*Following in the footsteps of its “My Brother’s Keeper” program to help boys of color, the White House is stepping up again with a similar effort aimed at providing assistance to women and girls of color.
The Washington Post reports the effort was made known last Friday (Nov. 13) at a forum hosted by the White House Council on Women and Girls that sought to determine ways it could improve the lives of females of color via a commitment of $118 million in assistance from public and private organizations to kick things off.
The money for the five-year initiative will be used to help bring women and girls out of poverty.
The Post notes the mention of a report called “Advancing Equity for Women and Girls of Color” by panelists at the forum. The report touches on various issues affecting the group that include education, criminal justice, health and economic conditions. In addition the education section of the report was noted in pursuing ways to reduce the number of school suspensions for girls of color as well as highlighting the council’s push to encourage more young women to pursue STEM specialties.
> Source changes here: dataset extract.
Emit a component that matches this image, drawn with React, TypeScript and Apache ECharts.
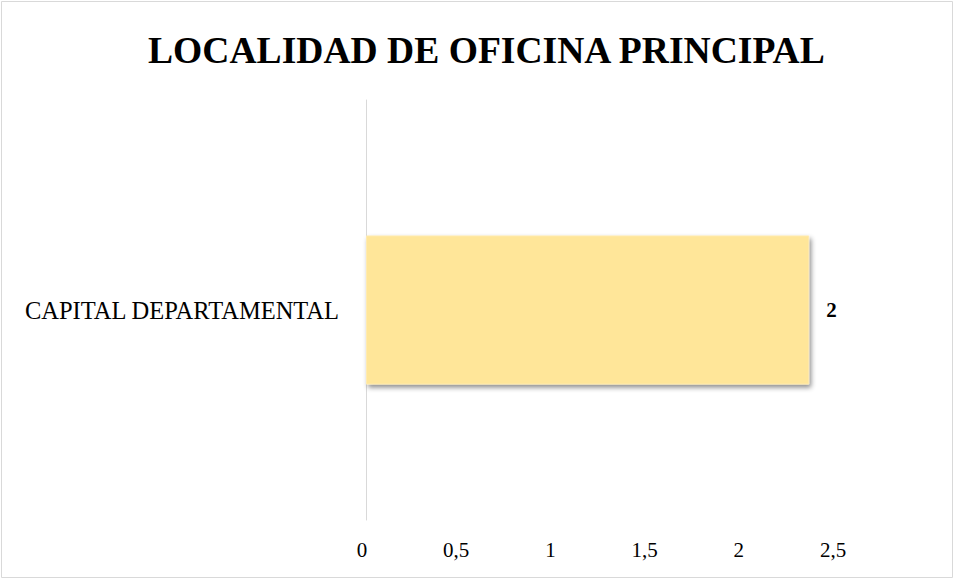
import React, { useEffect, useRef } from "react";
import * as echarts from "echarts";

const categories = ["CAPITAL DEPARTAMENTAL"];
const values = [2];
const xMin = 0;
const xMax = 2.5;
const xInterval = 0.5;
const titleText = "LOCALIDAD DE OFICINA PRINCIPAL";

const FONT = "'Liberation Serif', 'Times New Roman', serif";

export default function App() {
  const ref = useRef<HTMLDivElement>(null);
  useEffect(() => {
    document.body.style.margin = "0";
    const chart = echarts.init(ref.current!, null, { renderer: "svg" });
    const fmt = (v: number) => String(v).replace(".", ",");
    chart.setOption({
      animation: false,
      backgroundColor: "#ffffff",
      title: {
        text: titleText,
        left: 148,
        top: 31,
        padding: 0,
        textStyle: { fontFamily: FONT, fontSize: 37.6, fontWeight: "bold", color: "#000" },
      },
      graphic: [
        {
          type: "rect",
          shape: { x: 1.5, y: 1.5, width: 951, height: 576 },
          style: { fill: "none", stroke: "#d9d9d9", lineWidth: 1 },
          silent: true,
        },
      ],
      grid: [
        { left: 366, right: 34, top: 100, bottom: 59 },
        { left: 362, width: 471, top: 100, bottom: 59 },
      ],
      xAxis: [
        {
          type: "value",
          gridIndex: 0,
          min: xMin,
          max: xMax,
          interval: xInterval,
          axisLine: { show: false },
          axisTick: { show: false },
          axisLabel: { show: false },
          splitLine: { show: false },
        },
        {
          type: "value",
          gridIndex: 1,
          min: xMin,
          max: xMax,
          interval: xInterval,
          axisLine: { show: false },
          axisTick: { show: false },
          splitLine: { show: false },
          axisLabel: {
            show: true,
            margin: 19,
            fontFamily: FONT,
            fontSize: 21,
            color: "#000",
            formatter: fmt,
          },
        },
      ],
      yAxis: [
        {
          type: "category",
          gridIndex: 0,
          data: categories,
          axisLine: { show: true, lineStyle: { color: "#d9d9d9", width: 1 } },
          axisTick: { show: false },
          axisLabel: { margin: 27, fontFamily: FONT, fontSize: 24.5, color: "#000" },
          splitLine: { show: false },
        },
        {
          type: "category",
          gridIndex: 1,
          data: categories,
          show: false,
        },
      ],
      series: [
        {
          type: "bar",
          xAxisIndex: 0,
          yAxisIndex: 0,
          data: values,
          barWidth: "35.5%",
          itemStyle: {
            color: "#FFE699",
            borderColor: "#FFEBB0",
            borderWidth: 1,
            shadowColor: "rgba(0,0,0,0.45)",
            shadowBlur: 5,
            shadowOffsetX: 2,
            shadowOffsetY: 3,
          },
          label: {
            show: true,
            position: "right",
            distance: 17,
            fontFamily: FONT,
            fontSize: 21,
            fontWeight: "bold",
            color: "#000",
            formatter: (p: any) => fmt(p.value),
          },
        },
      ],
    });
    return () => chart.dispose();
  }, []);
  return <div ref={ref} style={{ width: 954, height: 579 }} />;
}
Funds for the initiative are set to come from the Ms. Foundation for Women and Prosperity Together as the organizations pledged to contribute $100 million over five years to develop programs to lift these women and girls out of poverty. Prosperity Together is comprised of 20 different women’s organizations. Founded in 1972, he Ms. Foundation is dedicated toward delivering funding and resources to organizations that work to elevate the voice of women and girls across lines of race and class in communities throughout the nation.
The remainder of the $118 million was pledged by the Collaborative to Advance Equity through Research. According to the Post, the organization input will consist of studying and collecting data to identify struggles and challenges faced by women and girls of color in order to come up with solutions to overcome these items.
Money from the Ms. Foundation and Prosperity Together could be utilized to benefit the initiative with providing job training, encouraging entrepreneurship, or paying for childcare that would allow mothers to work during the day.